Sebagian besar umat Islam menganggap masjid adalah tempat untuk beribadah saja. Padahal pada masa Rasulullah, masjid dijadikan sebagai pusat peradaban umat. Tak hanya itu, Rasulullah juga menjadikannya sebagai tempat berlatih untuk menghadapi peperangan. Di dalam Al-Qur’an disebutkan beberapa fungsi masjid sebagaimana firman Allah:
“Bertasbihlah kepada Allah di masjid-masjid yang telah diperintahkan untuk dimuliakan dan disebut nama-Nya di dalamnya pada waktu pagi dan petang, orang-orang yang tidak dilalaikan oleh perniagaan, dan tidak (pula) oleh jual-beli, atau aktivitas apa pun dan mengingat Allah, dan (dari) mendirikan shalat, membayarkan zakat, mereka takut kepada suatu hari yang (di hari itu) hati dan penglihatan menjadi guncang.” (QS. an-Nur: 36-37).
Di Indonesia sendiri, ada beberapa masjid yang dijadikan sebagai sarana pendidikan, sarana musyawarah, dan sarana untuk melaksanakan akad nikah. Saat ini, sangat jarang kita temui masjid-masjid yang digunakan untuk aktivitas yang disebutkan di atas. Padahal jika kita mengikuti ajaran Nabi, yaitu masjid dijadikan sebagai pusat peradaban umat Islam pasti akan memiliki dampak positif. Entah itu mengurangi kebodohan, memperbanyak ilmu pengetahuan, dan lain sebagainya.
Masjid sebagai Pusat Pengetahuan
Masjid dapat difungsikan sebagai pusat pengetahuan dan memperkaya literasi. UNESCO menyebutkan Indonesia berada pada urutan kedua dari bawah soal literasi dunia. Artinya, minat baca sangat rendah.

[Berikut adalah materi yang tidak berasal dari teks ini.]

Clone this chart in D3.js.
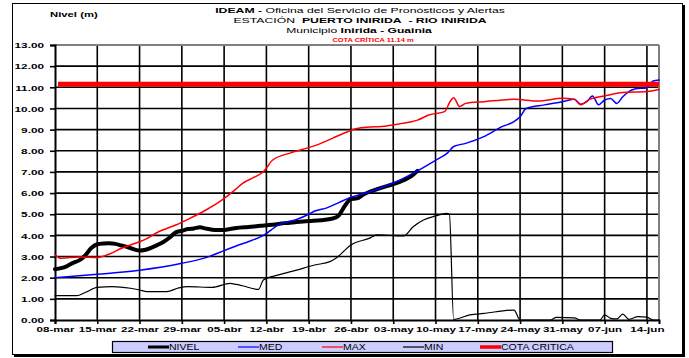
<!DOCTYPE html>
<html><head><meta charset="utf-8">
<script src="https://cdn.jsdelivr.net/npm/d3@7"></script>
<style>
body{margin:0;background:#fff;}
svg{display:block;font-family:Arial,"Liberation Sans",sans-serif;}
</style></head>
<body><svg id="c" width="689" height="358"></svg>
<script>
// ---- data (day offsets from 08-mar) ----
const startDate = new Date(2024, 2, 8);
const totalDays = 100;
const tickDays = [0,7,14,21,28,35,42,49,56,63,70,77,84,91,98];
const yTicks = [0,1,2,3,4,5,6,7,8,9,10,11,12,13];
const cotaCritica = 11.14;

const nivelDays   = [0,1,2,3,4,5,6,7,8,9,10,11,12,13,14,15,16,17,18,19,20,21,22,23,24,25,26,27,28,29,30,32,34,36,38,40,42,44,46,47,48,49,50,51,52,53,54,56,58,59,60];
const nivelValues = [2.40,2.45,2.55,2.70,2.82,3.05,3.40,3.58,3.62,3.63,3.60,3.52,3.45,3.35,3.28,3.32,3.42,3.55,3.70,3.90,4.15,4.22,4.30,4.33,4.38,4.32,4.27,4.25,4.26,4.30,4.35,4.40,4.45,4.50,4.58,4.63,4.68,4.72,4.80,4.95,5.40,5.72,5.75,5.92,6.05,6.15,6.25,6.42,6.65,6.80,7.05];

const medDays   = [0,7,14,21,25,28,30,32,34.5,37,40,42,43,45,47,49,52,54,57,60,63,65,66,68,71,74,76,77,78,81,84,86,87,88,89,90,91,92,93,94,95,96,98,99,100];
const medValues = [2.00,2.16,2.35,2.68,2.95,3.28,3.50,3.70,4.00,4.50,4.75,5.00,5.15,5.30,5.55,5.80,6.05,6.25,6.60,7.05,7.55,7.90,8.20,8.35,8.67,9.14,9.38,9.61,10.00,10.17,10.32,10.43,10.20,10.31,10.59,10.17,10.40,10.47,10.24,10.55,10.80,10.92,10.98,11.30,11.35];

const maxDays   = [0,1,4,7,9,11,14,15,17,20,22,25,27.5,30,31,33,34.5,36,39,42,44,46,48,50,52,54,57,60,62,64.5,65.4,66,67,68,71,76,80,84,86,87,88.5,91,94,98,100];
const maxValues = [3.07,2.92,2.98,2.96,3.12,3.39,3.70,3.82,4.15,4.49,4.76,5.20,5.64,6.20,6.45,6.75,7.01,7.55,7.90,8.15,8.35,8.60,8.85,9.05,9.12,9.15,9.27,9.45,9.70,9.85,10.32,10.51,10.09,10.24,10.32,10.43,10.35,10.48,10.43,10.17,10.43,10.59,10.75,10.80,10.90];

const minDays   = [0,3.6,5,7,9.5,12.5,14,15.2,18.5,20.5,22,26,29,30,31,33.7,34.5,37,40,43,45.5,46.5,49,52,53.3,57.7,59.3,61,63,64.8,65.3,66,68.7,71,76,77,82,83,86,87,90.2,91,92,93,94,95,96.5,98,99,100];
const minValues = [1.15,1.15,1.30,1.54,1.58,1.50,1.42,1.34,1.34,1.52,1.58,1.54,1.73,1.68,1.62,1.45,1.89,2.13,2.36,2.60,2.76,2.92,3.55,3.86,4.02,3.97,4.41,4.73,4.92,5.04,5.00,0.03,0.24,0.31,0.47,0.00,0.00,0.12,0.10,0.00,0.00,0.24,0.08,0.05,0.28,0.03,0.16,0.14,0.00,0.00];

const legendLabels = ["NIVEL","MED","MAX","MIN","COTA CRITICA"];

// ---- layout ----
const svg = d3.select("#c");
const L = 55, R = 659, T = 45, B = 320;
const dayToDate = d => new Date(startDate.getTime() + d*86400000);
const x = d3.scaleTime().domain([startDate, dayToDate(totalDays)]).range([L, R]);
const y = d3.scaleLinear().domain([0, 13]).range([B, T]);
const es = d3.timeFormatLocale({dateTime:"%x %X",date:"%d/%m/%Y",time:"%H:%M:%S",periods:["AM","PM"],
  days:["domingo","lunes","martes","miércoles","jueves","viernes","sábado"],shortDays:["dom","lun","mar","mié","jue","vie","sáb"],
  months:["enero","febrero","marzo","abril","mayo","junio","julio","agosto","septiembre","octubre","noviembre","diciembre"],
  shortMonths:["ene","feb","mar","abr","may","jun","jul","ago","sep","oct","nov","dic"]});
const fmt = es.format("%d-%b");

// outer frame with shadow
svg.append("rect").attr("x",14).attr("y",5).attr("width",671).attr("height",352).attr("fill","#000");
svg.append("rect").attr("x",12.5).attr("y",3.5).attr("width",670).attr("height",351).attr("fill","#fff").attr("stroke","#000").attr("stroke-width",1);

// title
const title = svg.append("g").attr("text-anchor","middle").attr("fill","#000");
function tline(parts, cx, yy, size, sx, color){
  const t = title.append("text").attr("transform",`translate(${cx},${yy}) scale(${sx},1)`).attr("font-size",size).attr("fill",color||"#000");
  parts.forEach(p => t.append("tspan").attr("font-weight", p[1] ? "bold" : "normal").text(p[0]));
}
tline([["IDEAM -",1],[" Oficina del Servicio de Pronósticos y Alertas",0]], 360, 13.3, 7.9, 1.55);
tline([["ESTACIÓN\u00a0 ",0],["PUERTO INIRIDA\u00a0 - RIO INIRIDA",1]], 360, 23.3, 7.9, 1.55);
tline([["Municipio ",0],["Inirida - Guainia",1]], 359, 33.3, 7.9, 1.53);
tline([["COTA CRÍTICA 11.14 m",1]], 373, 41.7, 6.1, 1.22, "#ff0000");
svg.append("text").attr("transform",`translate(50,17.3) scale(1.45,1)`).attr("font-size",7.8).attr("font-weight","bold").text("Nivel (m)");

// gridlines
const grid = svg.append("g");
yTicks.filter(v => v>0 && v<13).forEach(v => {
  grid.append("line").attr("x1",L).attr("x2",R).attr("y1",y(v)).attr("y2",y(v)).attr("stroke","#000").attr("stroke-width",1.6);
});
tickDays.filter(d => d>0).forEach(d => {
  grid.append("line").attr("x1",x(dayToDate(d))).attr("x2",x(dayToDate(d))).attr("y1",T).attr("y2",B).attr("stroke","#000").attr("stroke-width",1.6);
});
grid.append("line").attr("x1",L).attr("x2",R).attr("y1",T).attr("y2",T).attr("stroke","#808080").attr("stroke-width",2);
grid.append("line").attr("x1",R).attr("x2",R).attr("y1",T).attr("y2",B).attr("stroke","#808080").attr("stroke-width",2);

// axes
const yAxis = svg.append("g").attr("transform",`translate(${L},0)`)
  .call(d3.axisLeft(y).tickValues(yTicks).tickFormat(d3.format(".2f")).tickSize(5).tickPadding(6));
const xAxis = svg.append("g").attr("transform",`translate(0,${B})`)
  .call(d3.axisBottom(x).tickValues(tickDays.map(dayToDate)).tickFormat(fmt).tickSize(4).tickPadding(2));
[yAxis,xAxis].forEach(a => {
  a.select(".domain").attr("stroke","#000").attr("stroke-width",2);
  a.selectAll(".tick line").attr("stroke","#000").attr("stroke-width",1.6);
  a.selectAll("text").attr("font-weight","bold").attr("fill","#000").attr("font-family","Arial, 'Liberation Sans', sans-serif");
});
yAxis.selectAll(".tick text").attr("font-size",7.6).each(function(){
  const t = d3.select(this); const xx = +t.attr("x"); t.attr("x",null).attr("dy","0.36em")
   .attr("transform",`translate(${xx},0) scale(1.55,1)`);
});
xAxis.selectAll(".tick text").attr("font-size",8).each(function(){
  const t = d3.select(this); const yy = +t.attr("y"); t.attr("y",null)
   .attr("transform",`translate(0,${yy+0.5}) scale(1.45,1)`);
});

// series
const plot = svg.append("g");
function series(days, vals, color, w){
  const pts = days.map((d,i) => [dayToDate(d), vals[i]]);
  plot.append("path").datum(pts)
    .attr("d", d3.line().x(p => x(p[0])).y(p => y(p[1])).curve(d3.curveMonotoneX))
    .attr("fill","none").attr("stroke",color).attr("stroke-width",w).attr("stroke-linejoin","round").attr("stroke-linecap","round");
}
series(nivelDays, nivelValues, "#000", 4);
series(medDays, medValues, "#0000ff", 1.5);
series(maxDays, maxValues, "#ff0000", 1.5);
series(minDays, minValues, "#000", 1.2);
plot.append("line").attr("x1",x(dayToDate(0.5))).attr("x2",R).attr("y1",y(cotaCritica)).attr("y2",y(cotaCritica))
  .attr("stroke","#ff0000").attr("stroke-width",5);

// legend
const lg = svg.append("g");
lg.append("rect").attr("x",112.5).attr("y",341.5).attr("width",500).attr("height",11).attr("fill","#ccccff").attr("stroke","#000").attr("stroke-width",1.2);
const legendStyles = [["#000",3,148],["#0000ff",1.2,238],["#ff0000",1.2,322],["#000",1.2,403],["#ff0000",3.5,480]];
legendLabels.forEach((lab,i) => {
  const [c,w,lx] = legendStyles[i];
  lg.append("line").attr("x1",lx).attr("x2",lx+21).attr("y1",347).attr("y2",347).attr("stroke",c).attr("stroke-width",w);
  lg.append("text").attr("transform",`translate(${lx+21},350) scale(1.27,1)`).attr("font-size",8.3).attr("fill","#000").text(lab);
});
</script></body></html>
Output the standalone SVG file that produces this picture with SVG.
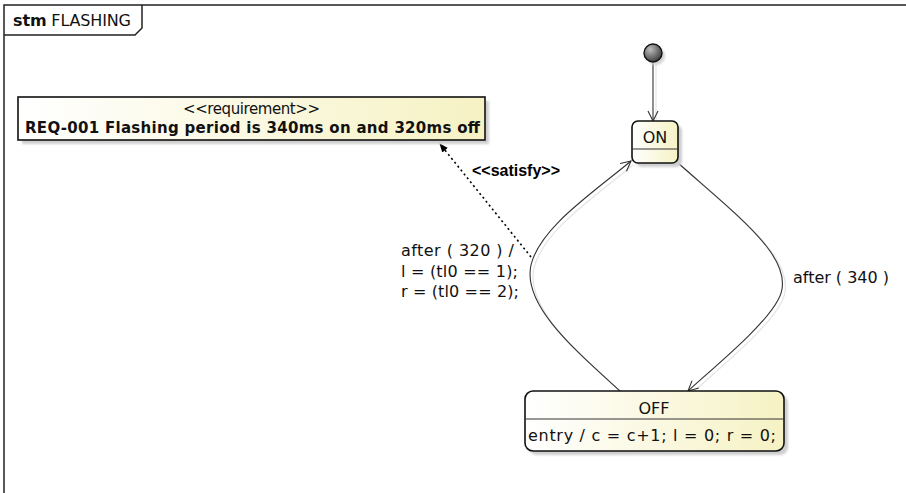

Menurut data UNESCO, minat baca masyarakat Indonesia sangat memprihatinkan, hanya 0,001%. Artinya, dari 1,000 orang Indonesia, cuma 1 orang yang rajin membaca. Sebagai umat Islam, sudah semestinya kita mampu menyelesaikan persoalan tersebut agar generasi-generas yang akan datang tidak ketinggalan jaman. Dengan memperkuat dan menjadikan masjid sebagai sarana untuk menambah minat baca, secara perlahan kita akan mampu mengatasi tingkat literasi Indonesia yang rendah.
Selain menjadi tempat ibadah, kita bisa juga menjadikan masjid sebagai tempat untuk mempelajari ilmu agama dan juga meningkatkan keimanan. Kita bisa memulainya dengan mengadakan pengajian rutinan, mengadakan pembelajaran membaca Al-Qur’an, dan sebagainya.
Dengan demikian, masjid mampu menjadi wadah bagi umat Islam yang ingin memperdalam ilmu pengetahuannya. Jika ada yang berkata “Ah, kan banyak pondok pesantren. Kenapa harus di masjid? Iya, memang banyak pondok pesantren yang bisa kita dapatkan untuk belajar ilmu agama.
Akan tetapi, bagaimana dengan mereka yang sudah tua dan malu untuk mondok? Atau mualaf yang sudah tua dan malu belajar Alif, Ba, Ta di pondok pesantren bersama anak-anak kecil? Satu-satunya cara yang paling efektif adalah menjadikan masjid sebagai pusat pendidikan agama, di samping pendidikan umum lainnya.
Generasi Muda Era Ini
Di era keterbukaan sejagat ini jarang sekali kita temui anak kecil atau pemuda yang menyempatkan diri walaupun hanya sekedar bermain di masjid. Sebagian generasi muda saat ini lebih sering menyibukkan dirinya untuk bermain di dunia maya. Mereka lebih senang bermain game online dibandingkan mengikuti pengajian atau ceramah agama.
Mereka tidak berfikir bahwa selain menyita waktu, dampak dari game online bisa merusak fungsional dan struktural dalam sistem syaraf. Jika sudah kecanduan, sulit untuk bisa merehabilitasinya. Upaya satu-satunya yang bisa kita lakukan adalah mencegah terjadinya hal tersebut dengan mengajak mereka untuk memiliki kegiatan positif. Entah itu dengan bergotong-royong, membentuk sebuah organisasi pemuda masjid, dan menanamkan nilai-nilai moral di dalam organisasi tersebut.